I mean, if the bet were as sure as I describe (ballpark 90%), and the downside risk was similar to what I described, I’d expect the return available to be slightly worse than the expected return in the broader markets.

17% * .9 15.3%
-18% * .1 -1.8%
15.3% - 1.8% = 13.5%

Which would be annualized to about 10%. So it’s about what I’d expect it to be, right?

Perhaps the main difference here is that I am bearish about the broader markets and other opportunities available, that I have way fewer tools available to me to go short, that I am way more hesitant to go short than a hedge fund is, and thus my criteria for evaluating this opportunity are very different?

For me it’s cash or this opportunity, because I think the markets are still overpriced. And I think that cash is subject to bad inflation.

That’s very possible.

Right, I mean I placed the likelihood of MSFT backing out on its own at virtually 0. Maybe I’m extremely wrong about that, I mean it being 5% instead of 0% wouldn’t be an insignificant, it would take the EV from +13.5% to +11.1%. I’d still be happy at that EV, so I’m okay with that additional downside.

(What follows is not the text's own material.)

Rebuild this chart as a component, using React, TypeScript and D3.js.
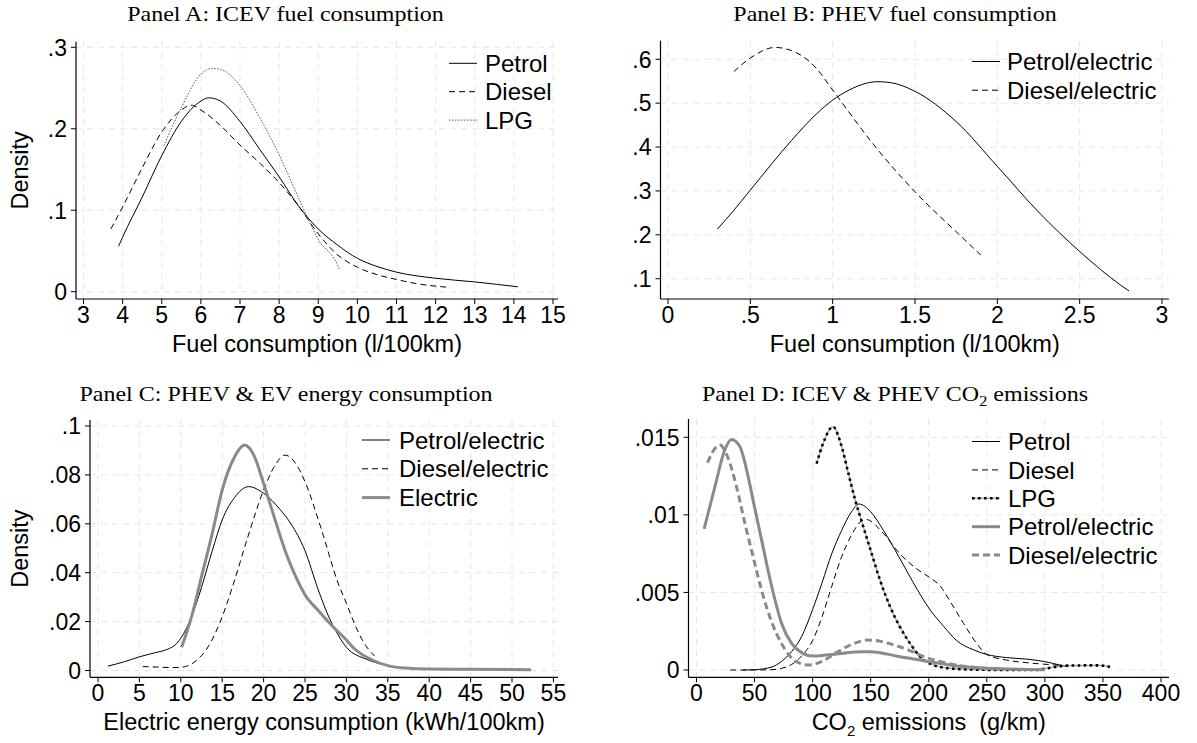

Antitrust seems significantly way more likely than MSFT just backing out.

Depends what’s wrong with the car. My HVAC blower stopped working in my car, so I Googled it. The part was like $80-100, and it takes like 20 minutes and is pretty easy. Mechanics would charge $200-300 for labor, so I found a YouTube video and did it myself. In high school I bought a book about fixing the kind of car I had, and my dad and I would do the spark plugs, air intake, etc ourselves. Simple stuff, but it saves money. That’s neither here nor there, though.

I don’t think I have edge on them. I mean, a lot of them probably got in at better prices than I did, or levered it up, or have a better understanding of the exact EV of the play. I don’t need to have edge on them here, I just need it to still be +EV relative to buying an index fund or keeping it in cash.

Yeah I saw coverage of Buffett’s letter late last night, he is saying that they got in after the sexual harassment lawsuit took it from $95-100 a share to $75-80 a share, but before a delay in a couple of key games based on personnel changes after the lawsuit took it down to $56-65 a share. It’s still an approximately $1B position for Berkshire.

Well, I more or less agree with the headline…

BUY THE DIP

dkng down a lot today cause well obviously that stock is not a winner with inflation.

who’d own that…oh right.

Maybe her future is already having an ETF set up to buy everything that’s been battered down by about 90%.